On the Stability of Deep‐Seated Landslides. The Cases of Vaiont (Italy) and Shuping (Three Gorges Dam, China)

Abstract Deep‐seated landslides can have catastrophic impacts on human life and infrastructure when they suddenly fail. These events are devastating because of the large volumes of soil and rock masses involved and their often long runout. The present study suggests an energy‐based method to determine when a landslide becomes unstable, giving critical values for measurable variables (velocity and basal temperature) up to which remediation actions can be deployed. This work focuses on large ancient landslides reactivated by dam‐related water table variations that modify landslide stability. The main hypothesis of this work is that most of the deformation of deep‐seated landslides is concentrated on a thin, basal shear band forming the sliding surface. In particular, this assumption allows an approximation of deep‐seated landslides as elastic/rigid blocks sliding over a viscoplastic shear band, featuring weak phases like expansive clays.
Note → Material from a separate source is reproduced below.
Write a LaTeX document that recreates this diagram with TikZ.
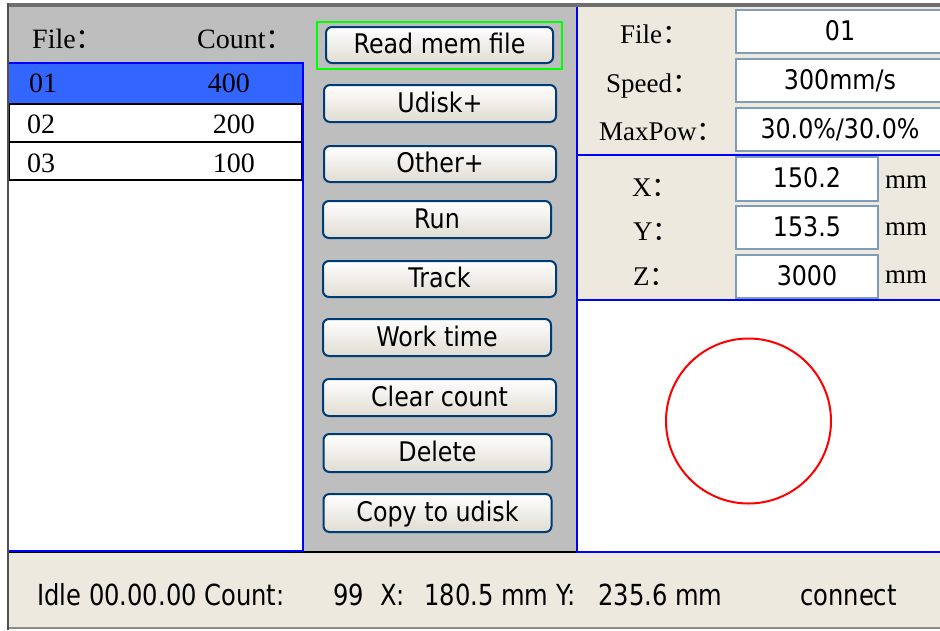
\documentclass[tikz,border=0pt]{standalone}
\usepackage{fontspec}
\setmainfont{Liberation Serif}
\newfontfamily\uifont[FakeStretch=0.88]{DejaVu Sans}
\newfontfamily\stfont[FakeStretch=0.835]{DejaVu Sans}
\newfontfamily\cjk{Noto Sans CJK SC}
\newcommand\fwc{{\cjk ：}}
\definecolor{panelgray}{HTML}{BEBEBE}
\definecolor{beige}{HTML}{EDE9DF}
\definecolor{selblue}{HTML}{3366FF}
\definecolor{btnborder}{HTML}{003C74}
\definecolor{btnbottom}{HTML}{E0DCD2}
\definecolor{boxborder}{HTML}{7F9DB9}
\definecolor{framegray}{HTML}{6E6E6E}
\definecolor{framedark}{HTML}{505050}
\definecolor{scrblue}{HTML}{0000FF}
\begin{document}
\begin{tikzpicture}[x=1pt,y=-1pt,
  btn/.style={draw=btnborder, line width=2pt, rounded corners=6pt,
    top color=white, bottom color=btnbottom, inner sep=0pt,
    text height=20pt, text depth=3pt,
    font={\uifont\fontsize{27}{30}\selectfont}},
  vbox/.style={draw=boxborder, line width=2pt, fill=white, inner sep=0pt,
    text height=20pt, text depth=3pt,
    font={\uifont\fontsize{27}{30}\selectfont}},
  serifL/.style={anchor=base west, inner sep=0pt, font={\fontsize{28}{32}\selectfont}},
  serifR/.style={anchor=base east, inner sep=0pt, font={\fontsize{28}{32}\selectfont}},
  lbl/.style={anchor=base west, inner sep=0pt, font={\fontsize{27}{31}\selectfont}},
  stat/.style={anchor=base west, inner sep=0pt, font={\stfont\fontsize{29}{32}\selectfont}},
  blueline/.style={draw=scrblue, line width=2.5pt}]
\useasboundingbox (0,0) rectangle (940,630);
\clip (0,0) rectangle (940,630);
\fill[white] (0,0) rectangle (940,630);

% gray area (left header + button panel)
\fill[panelgray] (8,7) rectangle (577,552);
% right areas
\fill[beige] (577,7) rectangle (940,300);
\fill[white] (577,300) rectangle (940,552);
% status bar
\fill[beige] (8,553) rectangle (940,628);
\draw[black, line width=2pt] (8,552) -- (577,552);
\draw[framegray!80, line width=2pt] (8,628) -- (940,628);

% left list
\fill[white] (8,63) rectangle (303,551);
\fill[selblue] (8,63) rectangle (303,104);
\draw[black, line width=2pt] (9,104) rectangle (302,142);
\draw[black, line width=2pt] (9,142) rectangle (302,180);
\draw[blueline, line width=2pt] (8,63) rectangle (303,551);

\node[serifL] (hfile) at (32,48) {File\fwc};
\node[serifL] (hcount) at (197,48) {Count\fwc};
\node[serifL] (f1) at (29,92) {01};
\node[serifR] (c1) at (250,92) {400};
\node[serifL] (f2) at (27,133) {02};
\node[serifR] (c2) at (255,133) {200};
\node[serifL] (f3) at (27,172) {03};
\node[serifR] (c3) at (255,172) {100};

% buttons
\node[draw=green, line width=2pt, minimum width=245pt, minimum height=47pt, inner sep=0pt] (hl) at (439.5,45.5) {};
\node[btn, minimum width=227pt, minimum height=36pt] (b1) at (439.5,45) {Read mem file};
\node[btn, minimum width=232pt, minimum height=37pt] (b2) at (440,103.5) {Udisk+};
\node[btn, minimum width=232pt, minimum height=36pt] (b3) at (440,164) {Other+};
\node[btn, minimum width=228pt, minimum height=37pt] (b4) at (437,219.5) {Run};
\node[btn, minimum width=233pt, minimum height=36pt] (b5) at (439.5,279) {Track};
\node[btn, minimum width=228pt, minimum height=37pt] (b6) at (437,337.5) {Work time};
\node[btn, minimum width=233pt, minimum height=37pt] (b7) at (439.5,397.5) {Clear count};
\node[btn, minimum width=228pt, minimum height=38pt] (b8) at (437.5,453) {Delete};
\node[btn, minimum width=228pt, minimum height=38pt] (b9) at (437.5,513) {Copy to udisk};

% right panel value boxes
\node[vbox, minimum width=208pt, minimum height=43pt] (v1) at (840,31.5) {01};
\node[vbox, minimum width=208pt, minimum height=43pt] (v2) at (840,80.5) {300mm/s};
\node[vbox, minimum width=208pt, minimum height=43pt] (v3) at (840,129.5) {30.0\%/30.0\%};
\node[vbox, minimum width=142pt, minimum height=44pt] (v4) at (807,179) {150.2};
\node[vbox, minimum width=142pt, minimum height=43pt] (v5) at (807,227.5) {153.5};
\node[vbox, minimum width=142pt, minimum height=43pt] (v6) at (807,276.5) {3000};

\node[lbl] (lfile) at (620,43) {File\fwc};
\node[lbl] (lspeed) at (606,92) {Speed\fwc};
\node[lbl] (lpow) at (599,140) {MaxPow\fwc};
\node[lbl] (lx) at (632,196) {X\fwc};
\node[lbl] (ly) at (633,240) {Y\fwc};
\node[lbl] (lz) at (633,285) {Z\fwc};
\node[lbl] (mx) at (885,188) {mm};
\node[lbl] (my) at (885,235) {mm};
\node[lbl] (mz) at (885,283) {mm};

% blue separators of right panel
\draw[blueline] (577,7) -- (577,553);
\draw[blueline] (577,155) -- (940,155);
\draw[blueline] (577,300) -- (940,300);
\draw[blueline] (577,552) -- (940,552);

% circle preview
\node[circle, draw=red, line width=2pt, minimum size=165pt, inner sep=0pt] (circ) at (748.5,421) {};

% outer frame
\draw[framegray, line width=4pt] (7,5) -- (940,5);
\draw[framedark, line width=2pt] (8,3) -- (8,630);

% status bar text
\node[stat] (s1) at (37,605) {Idle 00.00.00 Count:};
\node[stat] (s2) at (333,605) {99};
\node[stat] (s3) at (380,605) {X:};
\node[stat] (s4) at (424,605) {180.5 mm};
\node[stat] (s5) at (556,605) {Y:};
\node[stat] (s6) at (598,605) {235.6 mm};
\node[stat] (s7) at (800,605) {connect};
\end{tikzpicture}
\end{document}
When the landslide moves, it causes friction in the shear band that raises the temperature of the clays until they become unstable and collapse catastrophically through a thermal runaway instability. The model is applied to the Vaiont landslide in Northern Italy and the Shuping landslide next to the Three Gorges Dam in China. The results of the model reproduce the sliding behavior of both landslides and provide constraints on the critical points of stability.